Canetti moved to England in 1938 after the Anschluss to escape Nazi persecution. He became a British citizen in 1952.  He is known as a modernist novelist, playwright, memoirist, and nonfiction writer. He won the Nobel Prize in Literature in 1981, "for writings marked by a broad outlook, a wealth of ideas and artistic power". He is noted for his nonfiction book Crowds and Power, among other works.

Life and work

Early life
Born in 1905 to businessman Jacques Canetti and Mathilde née Arditti in Ruse, a city on the Danube in Bulgaria, Canetti was the eldest of three sons. His ancestors were Sephardic Jews. His paternal ancestors settled in Ruse from Ottoman Adrianople.

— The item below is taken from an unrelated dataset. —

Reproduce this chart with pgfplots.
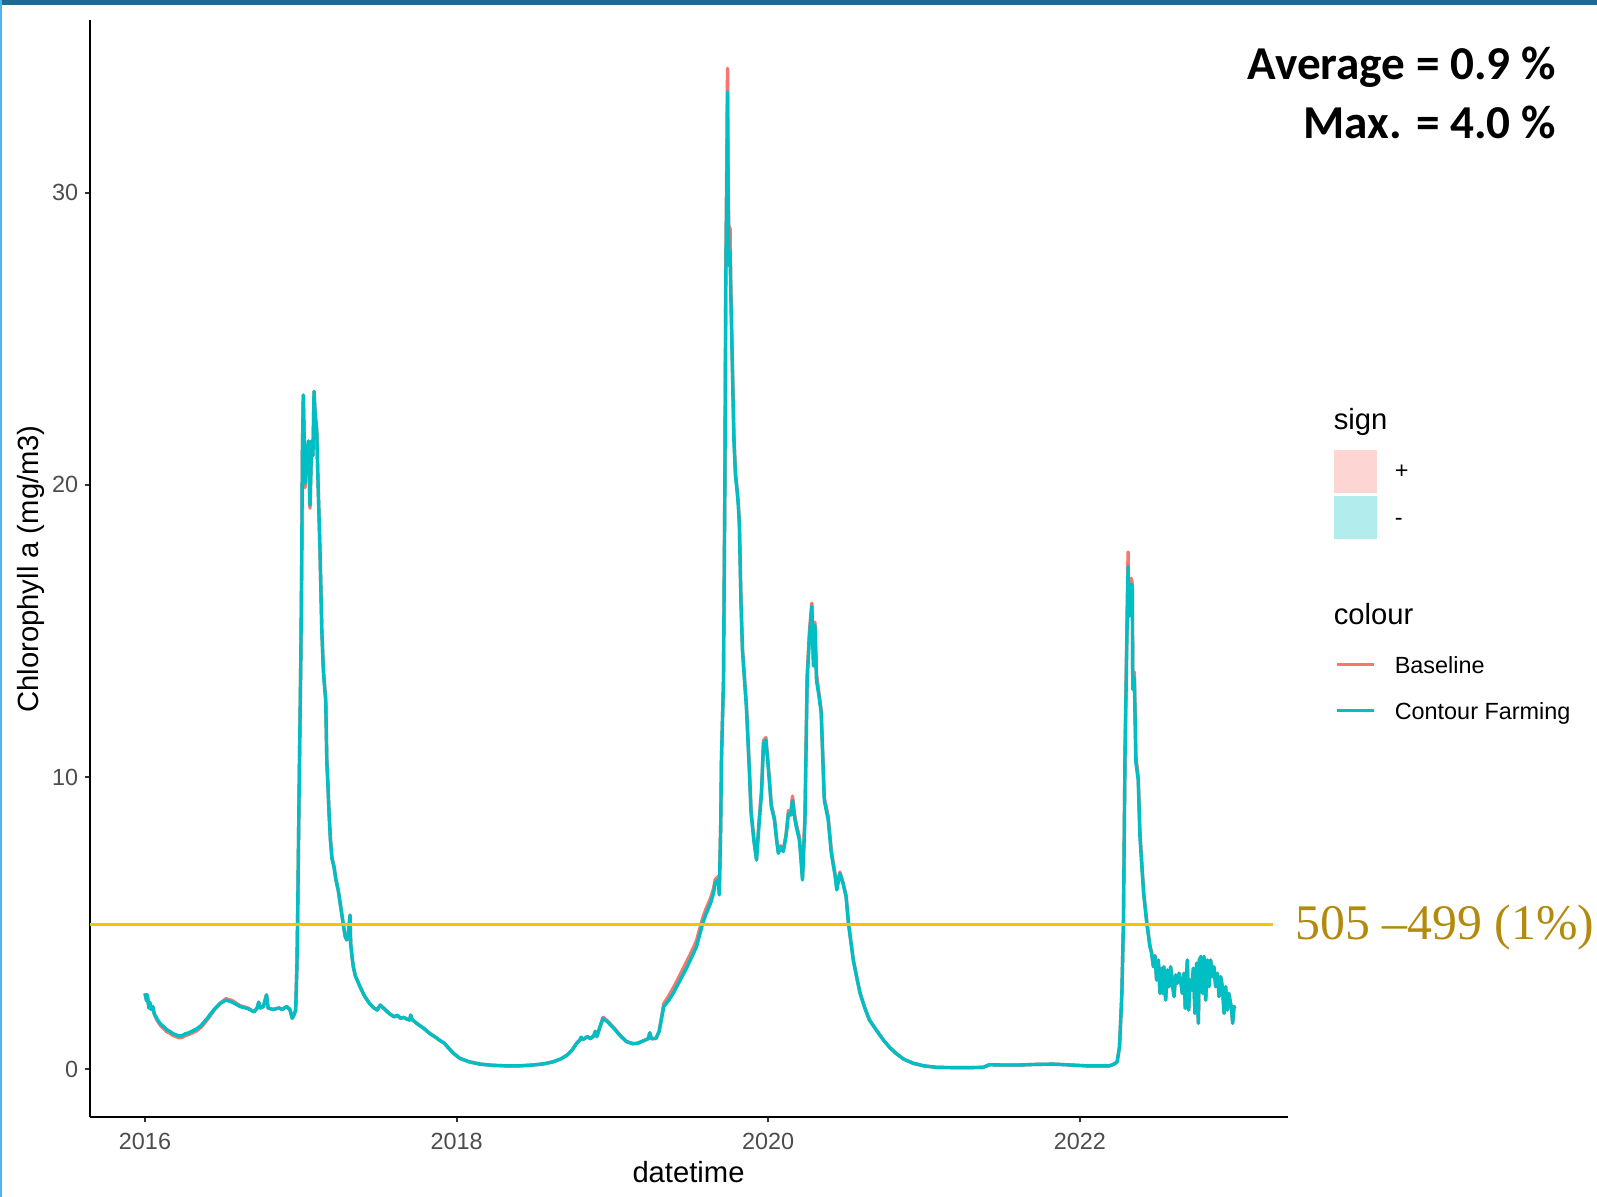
\documentclass[border=0pt]{standalone}
\usepackage{pgfplots}
\pgfplotsset{compat=1.18}
\usepackage{pgfplotstable}
\usepackage{fontspec}
\setmainfont{Liberation Sans}
\newfontfamily\carlito{Carlito}
\newfontfamily\serifgold{Liberation Serif}
\definecolor{ggred}{HTML}{F8766D}
\definecolor{ggcyan}{HTML}{00BFC4}
\definecolor{pinkbox}{HTML}{FDD6D3}
\definecolor{cyanbox}{HTML}{B3ECED}
\definecolor{goldline}{HTML}{FFC000}
\definecolor{goldtext}{HTML}{B38A0C}
\definecolor{topband}{HTML}{24688F}
\definecolor{leftband}{HTML}{4FB3E8}
\definecolor{grey30}{HTML}{4D4D4D}

\pgfplotstableread{
t cf base
0.000 2.60 2.60
0.010 2.35 2.35
0.015 2.55 2.55
0.025 2.10 2.10
0.030 2.30 2.30
0.040 2.05 2.05
0.050 2.15 2.15
0.060 1.90 1.88
0.080 1.70 1.66
0.100 1.55 1.50
0.120 1.46 1.40
0.140 1.35 1.29
0.160 1.30 1.24
0.180 1.22 1.16
0.200 1.18 1.12
0.220 1.14 1.08
0.240 1.16 1.10
0.260 1.22 1.16
0.280 1.25 1.19
0.300 1.30 1.24
0.330 1.38 1.32
0.360 1.50 1.44
0.400 1.75 1.70
0.440 2.03 2.00
0.480 2.25 2.25
0.520 2.37 2.42
0.560 2.30 2.35
0.610 2.15 2.18
0.660 2.08 2.10
0.700 1.97 1.97
0.720 2.10 2.10
0.730 2.30 2.30
0.740 2.10 2.10
0.760 2.15 2.15
0.780 2.55 2.55
0.790 2.10 2.10
0.820 2.05 2.05
0.860 2.10 2.10
0.880 2.05 2.05
0.910 2.15 2.15
0.930 2.05 2.05
0.945 1.75 1.75
0.955 1.85 1.85
0.967 2.03 2.03
0.975 3.50 3.50
0.980 5.30 5.30
0.990 9.90 9.90
1.000 14.0 14.0
1.006 17.4 17.4
1.010 21.0 21.0
1.016 23.07 23.07
1.022 21.5 21.5
1.027 20.05 19.9
1.035 21.0 21.0
1.040 20.4 20.4
1.048 21.5 21.5
1.053 20.6 20.6
1.059 19.3 19.2
1.065 20.5 20.5
1.070 21.5 21.5
1.078 21.0 21.0
1.085 23.2 23.2
1.092 22.4 22.4
1.102 21.9 21.9
1.110 20.2 20.2
1.123 17.8 17.8
1.135 15.0 15.0
1.145 13.6 13.7
1.155 12.9 13.0
1.160 12.6 12.7
1.167 10.5 10.6
1.175 9.6 9.7
1.180 8.9 8.9
1.190 7.85 7.9
1.200 7.2 7.25
1.213 6.93 6.95
1.225 6.5 6.5
1.240 6.14 6.14
1.255 5.6 5.6
1.275 4.88 4.88
1.285 4.55 4.55
1.295 4.43 4.43
1.305 4.6 4.6
1.316 5.28 5.28
1.320 4.31 4.31
1.330 3.80 3.80
1.337 3.51 3.51
1.350 3.20 3.20
1.380 2.83 2.83
1.410 2.50 2.50
1.440 2.26 2.26
1.470 2.10 2.10
1.490 2.03 2.03
1.510 2.20 2.20
1.540 2.05 2.05
1.570 1.90 1.90
1.600 1.80 1.80
1.620 1.85 1.85
1.640 1.75 1.75
1.660 1.78 1.78
1.680 1.72 1.72
1.700 1.69 1.69
1.705 1.86 1.86
1.715 1.70 1.70
1.750 1.55 1.55
1.790 1.40 1.40
1.830 1.22 1.22
1.870 1.08 1.08
1.890 1.00 1.00
1.920 0.90 0.90
1.950 0.72 0.72
1.980 0.55 0.55
2.020 0.38 0.38
2.080 0.26 0.26
2.150 0.18 0.18
2.230 0.14 0.14
2.320 0.12 0.12
2.400 0.12 0.12
2.490 0.15 0.15
2.560 0.19 0.19
2.620 0.26 0.26
2.670 0.36 0.36
2.710 0.49 0.49
2.740 0.65 0.65
2.770 0.89 0.89
2.790 1.00 1.00
2.800 1.10 1.10
2.810 1.02 1.02
2.840 1.12 1.12
2.860 1.05 1.05
2.880 1.15 1.15
2.890 1.30 1.30
2.900 1.12 1.12
2.920 1.45 1.45
2.940 1.75 1.78
2.970 1.62 1.65
3.010 1.40 1.42
3.050 1.15 1.17
3.090 0.95 0.96
3.130 0.88 0.88
3.160 0.89 0.89
3.200 0.98 0.98
3.230 1.05 1.05
3.240 1.25 1.25
3.250 1.05 1.05
3.280 1.06 1.06
3.300 1.30 1.30
3.310 1.58 1.62
3.330 2.15 2.25
3.360 2.35 2.50
3.390 2.60 2.78
3.420 2.90 3.08
3.450 3.20 3.40
3.480 3.51 3.72
3.510 3.85 4.05
3.540 4.20 4.40
3.560 4.60 4.80
3.580 5.00 5.18
3.600 5.30 5.48
3.630 5.68 5.85
3.650 6.05 6.20
3.660 6.37 6.50
3.680 6.48 6.60
3.686 5.97 6.05
3.695 8.30 8.30
3.700 10.6 10.6
3.713 13.3 13.3
3.722 20.0 20.3
3.728 27.0 27.6
3.735 30.5 31.5
3.739 33.45 34.25
3.743 29.5 30.2
3.748 27.5 28.6
3.755 28.0 28.8
3.760 26.5 26.8
3.770 24.0 24.2
3.780 21.5 21.7
3.790 20.3 20.4
3.800 19.8 19.9
3.808 19.3 19.4
3.815 18.6 18.7
3.825 16.0 16.1
3.835 14.3 14.4
3.848 13.3 13.4
3.860 12.4 12.5
3.880 10.1 10.2
3.890 8.76 8.85
3.910 7.74 7.8
3.925 7.16 7.2
3.940 8.30 8.4
3.957 9.45 9.55
3.970 11.16 11.25
3.985 11.27 11.35
4.000 10.36 10.45
4.020 8.99 9.05
4.040 8.53 8.6
4.055 7.80 7.85
4.065 7.39 7.45
4.080 7.60 7.65
4.097 7.45 7.5
4.115 8.00 8.05
4.130 8.76 8.85
4.145 8.70 8.8
4.156 9.20 9.35
4.170 8.60 8.7
4.180 8.30 8.4
4.200 7.85 7.95
4.210 7.20 7.3
4.220 6.48 6.55
4.236 8.53 8.7
4.250 13.3 13.5
4.265 14.8 15.0
4.280 15.85 15.95
4.290 13.8 14.0
4.300 15.2 15.3
4.310 13.3 13.5
4.325 12.8 12.9
4.340 12.2 12.3
4.360 9.20 9.3
4.385 8.53 8.65
4.405 7.39 7.5
4.430 6.60 6.65
4.440 6.14 6.2
4.460 6.70 6.75
4.480 6.37 6.4
4.500 5.90 5.95
4.515 5.00 5.02
4.546 3.74 3.76
4.570 3.10 3.11
4.590 2.60 2.61
4.620 2.10 2.10
4.650 1.69 1.69
4.700 1.30 1.30
4.740 1.00 1.00
4.780 0.75 0.75
4.820 0.55 0.55
4.870 0.35 0.35
4.930 0.21 0.21
5.000 0.12 0.12
5.080 0.07 0.07
5.200 0.06 0.06
5.300 0.06 0.06
5.380 0.07 0.07
5.420 0.16 0.16
5.500 0.15 0.15
5.610 0.15 0.15
5.720 0.17 0.17
5.830 0.18 0.18
5.940 0.15 0.15
6.050 0.12 0.12
6.190 0.12 0.12
6.220 0.18 0.18
6.240 0.26 0.26
6.255 0.78 0.78
6.270 2.60 2.60
6.280 5.00 5.00
6.290 10.6 10.8
6.300 14.0 14.3
6.310 17.2 17.7
6.316 15.5 15.8
6.322 15.8 16.1
6.330 16.6 16.8
6.337 16.4 16.6
6.340 13.0 13.2
6.350 13.4 13.6
6.360 10.5 10.7
6.375 9.90 10.0
6.386 7.96 8.1
6.400 6.8 6.9
6.410 6.00 6.05
6.430 5.00 5.05
6.450 4.20 4.25
6.461 3.97 4.0
6.472 3.51 3.55
6.483 3.86 3.9
6.493 3.06 3.06
6.504 3.74 3.74
6.515 2.60 2.60
6.526 3.46 3.46
6.532 2.60 2.60
6.540 3.51 3.51
6.551 2.37 2.37
6.562 3.40 3.40
6.573 2.83 2.83
6.583 3.51 3.51
6.594 2.95 2.95
6.605 2.49 2.49
6.615 3.23 3.23
6.626 2.95 2.95
6.637 3.29 3.29
6.647 3.06 3.06
6.658 2.60 2.60
6.669 3.29 3.29
6.677 2.09 2.09
6.690 3.74 3.74
6.699 2.03 2.03
6.707 3.06 3.06
6.718 2.72 2.72
6.729 3.46 3.46
6.739 1.92 1.92
6.750 3.63 3.63
6.761 1.58 1.58
6.767 3.74 3.74
6.778 3.86 3.86
6.789 2.60 2.60
6.797 3.86 3.86
6.808 2.37 2.37
6.819 3.74 3.74
6.829 2.83 2.83
6.840 3.74 3.74
6.851 3.17 3.17
6.861 3.51 3.51
6.872 2.83 2.83
6.883 3.29 3.29
6.894 2.49 2.49
6.904 3.17 3.17
6.915 2.83 2.83
6.926 1.92 1.92
6.936 2.83 2.83
6.947 2.03 2.03
6.956 2.60 2.60
6.964 2.37 2.37
6.975 2.03 2.03
6.981 1.58 1.58
6.990 2.15 2.15
6.996 2.09 2.09
}\datatable

\begin{document}
\begin{tikzpicture}
\path[use as bounding box] (0,0) rectangle (798.5pt,598.5pt);
\fill[white] (0,0) rectangle (798.5pt,598.5pt);
\fill[topband] (0,596.2pt) rectangle (798.5pt,598.5pt);
\fill[leftband] (0,0) rectangle (1pt,598.5pt);
\begin{axis}[
  at={(44.8pt,39.85pt)}, anchor=south west,
  scale only axis, width=599.4pt, height=548.45pt,
  xmin=-0.3556, xmax=7.339, ymin=-1.639, ymax=35.89,
  axis lines*=left,
  axis line style={-, line width=1pt, black},
  xtick={0,2,4,6}, xticklabels={2016,2018,2020,2022},
  ytick={0,10,20,30},
  xtick pos=left, ytick pos=left,
  tick align=outside, major tick length=2.5pt,
  tick style={line width=1pt, color=black!80},
  tick label style={font=\fontsize{11.7}{14}\selectfont, text=grey30},
  /pgf/number format/assume math mode=true,
  xticklabel style={inner sep=0pt, yshift=-5pt},
  yticklabel style={inner sep=0pt, xshift=-3pt},
  line join=round,
]
\addplot[ggred, line width=1.7pt] table[x=t,y=base]{\datatable};
\addplot[ggcyan, line width=1.7pt] table[x=t,y=cf]{\datatable};
\addplot[goldline, line width=1.6pt] coordinates {(-0.3556,4.97) (7.242,4.97)};
\end{axis}

% axis titles
\node[anchor=base, inner sep=0pt, font=\fontsize{14.6}{17}\selectfont] at (344.25pt,7.15pt) {datetime};
\node[rotate=90, inner sep=0pt, font=\fontsize{14.6}{17}\selectfont] at (15.25pt,314.05pt) {Chlorophyll a (mg/m3)};

% annotations
\node[anchor=base east, inner sep=0pt, font=\carlito\bfseries\fontsize{23.6}{28}\selectfont] at (778.2pt,558.8pt) {Average = 0.9 \%};
\node[anchor=base east, inner sep=0pt, font=\carlito\bfseries\fontsize{23.6}{28}\selectfont] at (778.2pt,529.25pt) {Max. = 4.0 \%};
\node[anchor=base west, inner sep=0pt, text=goldtext, font=\serifgold\fontsize{24.9}{29}\selectfont] at (647.5pt,128.5pt) {505 –499 (1\%)};

% legend
\node[anchor=base west, inner sep=0pt, font=\fontsize{14.6}{17}\selectfont] at (666.7pt,383.85pt) {sign};
\fill[pinkbox] (667pt,352.15pt) rectangle (688.3pt,373.5pt);
\fill[cyanbox] (667pt,329.15pt) rectangle (688.3pt,350.5pt);
\node[anchor=west, inner sep=0pt, font=\fontsize{11.7}{14}\selectfont] at (697.2pt,362.65pt) {+};
\node[anchor=west, inner sep=0pt, font=\fontsize{11.7}{14}\selectfont] at (697.2pt,337.35pt) {-};
\node[anchor=base west, inner sep=0pt, font=\fontsize{14.6}{17}\selectfont] at (666.7pt,286.15pt) {colour};
\draw[ggred, line width=1.5pt] (668.7pt,266pt) -- (687pt,266pt);
\draw[ggcyan, line width=1.5pt] (668.7pt,243pt) -- (687pt,243pt);
\node[anchor=base west, inner sep=0pt, font=\fontsize{11.7}{14}\selectfont] at (697.2pt,261.85pt) {Baseline};
\node[anchor=base west, inner sep=0pt, font=\fontsize{11.7}{14}\selectfont] at (697.2pt,238.85pt) {Contour Farming};
\end{tikzpicture}
\end{document}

The original family name was Cañete, named after Cañete, Cuenca, a village in Spain.

In Ruse, Canetti's father and grandfather were successful merchants who operated out of a commercial building, which they had built in 1898. Canetti's mother descended from the Arditti family, one of the oldest Sephardic families in Bulgaria, who were among the founders of the Ruse Jewish colony in the late 18th century. The Ardittis can be traced to the 14th century, when they were court physicians and astronomers to the Aragonese royal court of Alfonso IV and Pedro IV. Before settling in Ruse, they had migrated into Italy and lived in Livorno in the 17th century.

Canetti spent his childhood years, from 1905 to 1911, in Ruse until the family moved to Manchester, England, where Canetti's father joined a business established by his wife's brothers. In 1912, his father died suddenly, and his mother moved with their children first to Lausanne, then Vienna in the same year. They lived in Vienna from the time Canetti was aged seven onwards. His mother insisted that he speak German, and taught it to him. By this time Canetti already spoke Ladino (his native language), Bulgarian, English, and some French; the latter two he studied in the one year they were in Britain. Subsequently, the family moved first (from 1916 to 1921) to Zürich and then (until 1924) to Frankfurt, where Canetti graduated from high school.

Canetti went back to Vienna in 1924 in order to study chemistry. However, his primary interests during his years in Vienna became philosophy and literature. Introduced into the literary circles of First-Republic Vienna, he started writing. Politically leaning towards the left, he was present at the July Revolt of 1927 – he came near to the action accidentally, was most impressed by the burning of books (recalled frequently in his writings), and left the place quickly with his bicycle. He received a doctorate in chemistry from the University of Vienna in 1929, but never worked as a chemist.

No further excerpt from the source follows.